(begin)

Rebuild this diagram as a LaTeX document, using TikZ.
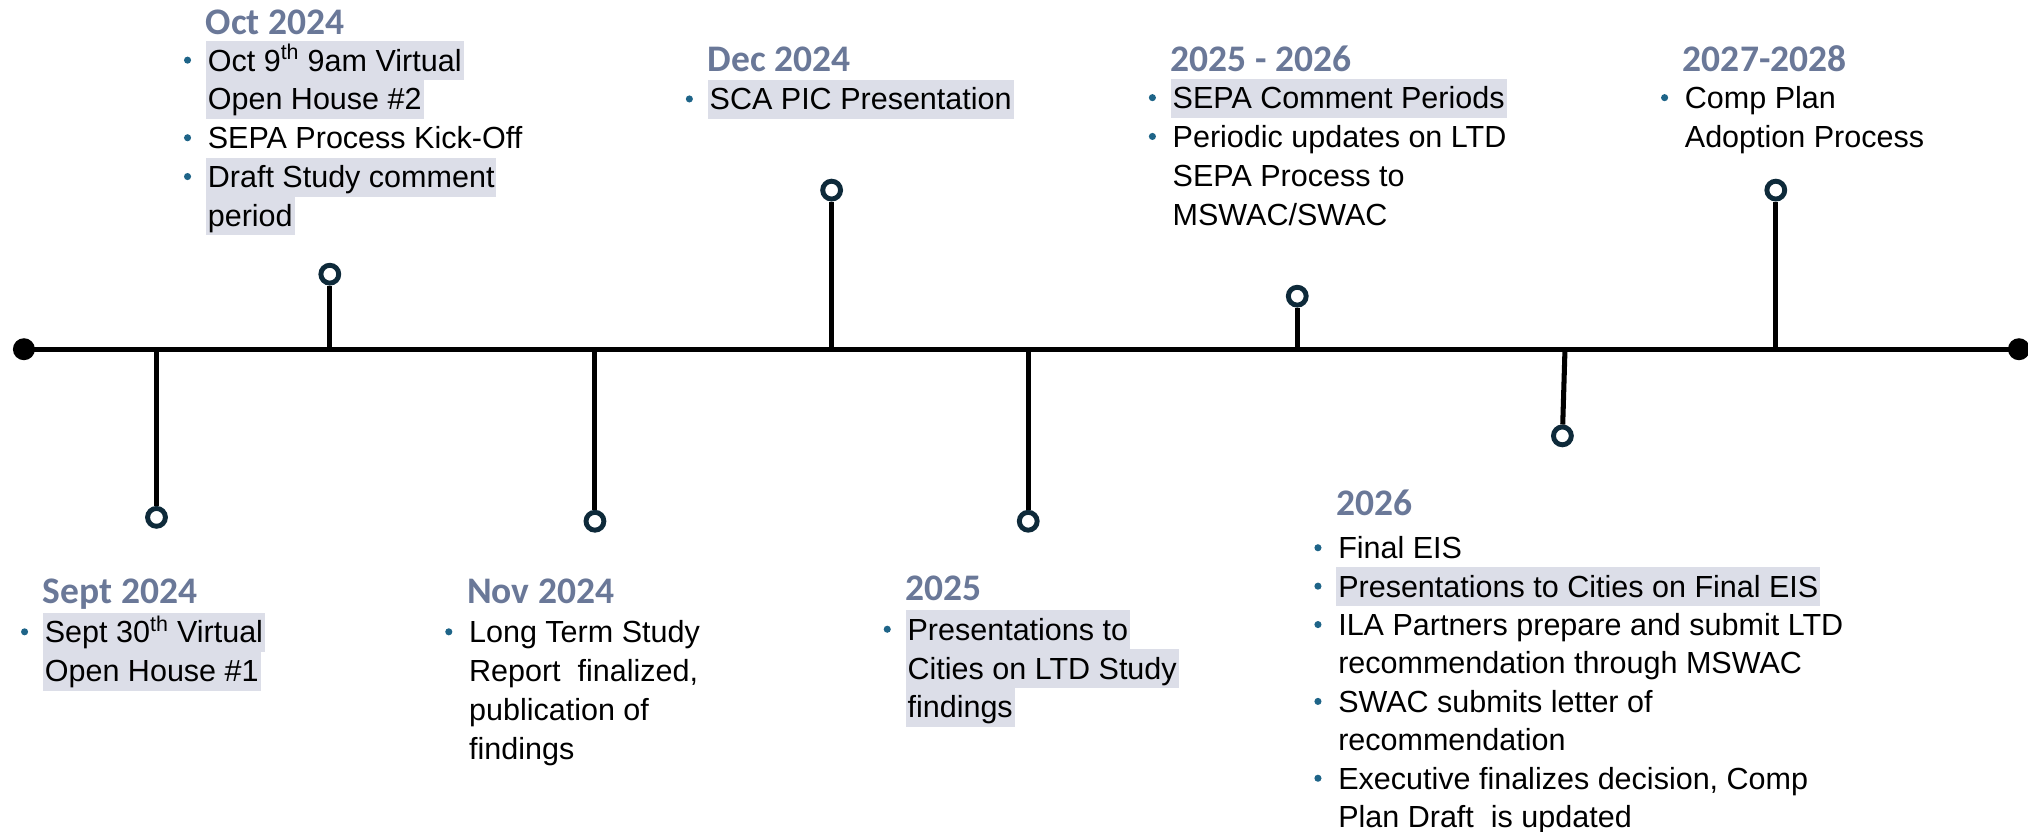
\documentclass[tikz,border=0pt]{standalone}
\usepackage{fontspec}
\setmainfont{Liberation Sans}
\newfontfamily\headfam{Carlito}

\definecolor{headblue}{HTML}{6A7898}
\definecolor{bulletblue}{HTML}{1E6488}
\definecolor{hlfill}{HTML}{DCDEE8}
\definecolor{ringnavy}{HTML}{0E2A3A}

\newcommand\bodysize{\fontsize{23.6}{30}\selectfont}
\newcommand\headsize{\headfam\bfseries\fontsize{29}{32}\selectfont}
% bullet placed just left of a text line node
\newcommand\bulletfor[1]{\node[bul] (#1-dot) at ([xshift=-14pt,yshift=8.5pt]#1.base west) {};}

\tikzset{
  txt/.style={anchor=base west, inner xsep=1.5pt, inner ysep=0pt,
              text height=23pt, text depth=7pt, font=\bodysize, text=black},
  hl/.style={txt, fill=hlfill},
  head/.style={anchor=base west, inner sep=0pt, font=\headsize, text=headblue},
  bul/.style={circle, fill=bulletblue, inner sep=0pt, minimum size=5.5pt},
  ring/.style={circle, draw=ringnavy, line width=3.8pt, fill=white, inner sep=0pt, minimum size=13.8pt},
  enddot/.style={circle, fill=black, inner sep=0pt, minimum size=17pt},
  axis/.style={line width=4.2pt, black},
  stem/.style={line width=3.9pt, black},
}

\begin{document}
\begin{tikzpicture}[x=1pt,y=-1pt]
\useasboundingbox (0,0) rectangle (1568,643);

% time axis
\node[enddot] (axL) at (18.5,270) {};
\node[enddot] (axR) at (1561,270) {};
\draw[axis] (axL.center) -- (axR.center);

% milestone stems and rings
\coordinate (s1) at (121,270);  \node[ring] (r1) at (121,400) {};
\coordinate (s2) at (255,270);  \node[ring] (r2) at (255,212) {};
\coordinate (s3) at (460,270);  \node[ring] (r3) at (460,403) {};
\coordinate (s4) at (643,270);  \node[ring] (r4) at (643,147) {};
\coordinate (s5) at (795,270);  \node[ring] (r5) at (795,403) {};
\coordinate (s6) at (1003,270); \node[ring] (r6) at (1003,229) {};
\coordinate (s7) at (1210,270); \node[ring] (r7) at (1208,337) {};
\coordinate (s8) at (1373,270); \node[ring] (r8) at (1373,147) {};
\foreach \i in {1,...,8} { \draw[stem] (s\i) -- (r\i); }

% Oct 2024
\node[head] (oct-h) at (159,26.5) {Oct 2024};
\node[hl]  (oct-1) at (159,55)  {Oct 9\textsuperscript{th} 9am Virtual\ }; \bulletfor{oct-1}
\node[hl]  (oct-2) at (159,85)  {Open House \#2};
\node[txt] (oct-3) at (159,115) {SEPA Process Kick-Off}; \bulletfor{oct-3}
\node[hl]  (oct-4) at (159,145) {Draft Study comment\ }; \bulletfor{oct-4}
\node[hl]  (oct-5) at (159,175) {period};

% Dec 2024
\node[head] (dec-h) at (547,55.5) {Dec 2024};
\node[hl]  (dec-1) at (547,85) {SCA PIC Presentation}; \bulletfor{dec-1}

% 2025 - 2026
\node[head] (mid-h) at (905,55.5) {2025 - 2026};
\node[hl]  (mid-1) at (905,84)  {SEPA Comment Periods}; \bulletfor{mid-1}
\node[txt] (mid-2) at (905,114) {Periodic updates on LTD}; \bulletfor{mid-2}
\node[txt] (mid-3) at (905,144) {SEPA Process to};
\node[txt] (mid-4) at (905,174) {MSWAC/SWAC};

% 2027-2028
\node[head] (late-h) at (1301,55.5) {2027-2028};
\node[txt] (late-1) at (1301,84)  {Comp Plan}; \bulletfor{late-1}
\node[txt] (late-2) at (1301,114) {Adoption Process};

% Sept 2024
\node[head] (sep-h) at (33,466.5) {Sept 2024};
\node[hl]  (sep-1) at (33,497) {Sept 30\textsuperscript{th} Virtual\ }; \bulletfor{sep-1}
\node[hl]  (sep-2) at (33,527) {Open House \#1};

% Nov 2024
\node[head] (nov-h) at (361,466.5) {Nov 2024};
\node[txt] (nov-1) at (361,497) {Long Term Study}; \bulletfor{nov-1}
\node[txt] (nov-2) at (361,527) {Report\ \ finalized,};
\node[txt] (nov-3) at (361,557) {publication of};
\node[txt] (nov-4) at (361,587) {findings};

% 2025
\node[head] (y25-h) at (700,464.5) {2025};
\node[hl]  (y25-1) at (700,495) {Presentations to\ }; \bulletfor{y25-1}
\node[hl]  (y25-2) at (700,525) {Cities on LTD Study\ };
\node[hl]  (y25-3) at (700,555) {findings};

% 2026
\node[head] (y26-h) at (1033,398.5) {2026};
\node[txt] (y26-1) at (1033,432) {Final EIS}; \bulletfor{y26-1}
\node[hl]  (y26-2) at (1033,461.7) {Presentations to Cities on Final EIS}; \bulletfor{y26-2}
\node[txt] (y26-3) at (1033,491.4) {ILA Partners prepare and submit LTD}; \bulletfor{y26-3}
\node[txt] (y26-4) at (1033,521.1) {recommendation through MSWAC};
\node[txt] (y26-5) at (1033,550.8) {SWAC submits letter of}; \bulletfor{y26-5}
\node[txt] (y26-6) at (1033,580.5) {recommendation};
\node[txt] (y26-7) at (1033,610.2) {Executive finalizes decision, Comp}; \bulletfor{y26-7}
\node[txt] (y26-8) at (1033,639.9) {Plan Draft\ \ is updated};
\end{tikzpicture}
\end{document}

(end)

Your objective — Leave the pictures out and reproduce exactly the lines from the top of the listing above through the line with "(axL.center) -- (axR.center);".

Answer to the problem —
Rebuild this diagram as a LaTeX document, using TikZ.
\documentclass[tikz,border=0pt]{standalone}
\usepackage{fontspec}
\setmainfont{Liberation Sans}
\newfontfamily\headfam{Carlito}

\definecolor{headblue}{HTML}{6A7898}
\definecolor{bulletblue}{HTML}{1E6488}
\definecolor{hlfill}{HTML}{DCDEE8}
\definecolor{ringnavy}{HTML}{0E2A3A}

\newcommand\bodysize{\fontsize{23.6}{30}\selectfont}
\newcommand\headsize{\headfam\bfseries\fontsize{29}{32}\selectfont}
% bullet placed just left of a text line node
\newcommand\bulletfor[1]{\node[bul] (#1-dot) at ([xshift=-14pt,yshift=8.5pt]#1.base west) {};}

\tikzset{
  txt/.style={anchor=base west, inner xsep=1.5pt, inner ysep=0pt,
              text height=23pt, text depth=7pt, font=\bodysize, text=black},
  hl/.style={txt, fill=hlfill},
  head/.style={anchor=base west, inner sep=0pt, font=\headsize, text=headblue},
  bul/.style={circle, fill=bulletblue, inner sep=0pt, minimum size=5.5pt},
  ring/.style={circle, draw=ringnavy, line width=3.8pt, fill=white, inner sep=0pt, minimum size=13.8pt},
  enddot/.style={circle, fill=black, inner sep=0pt, minimum size=17pt},
  axis/.style={line width=4.2pt, black},
  stem/.style={line width=3.9pt, black},
}

\begin{document}
\begin{tikzpicture}[x=1pt,y=-1pt]
\useasboundingbox (0,0) rectangle (1568,643);

% time axis
\node[enddot] (axL) at (18.5,270) {};
\node[enddot] (axR) at (1561,270) {};
\draw[axis] (axL.center) -- (axR.center);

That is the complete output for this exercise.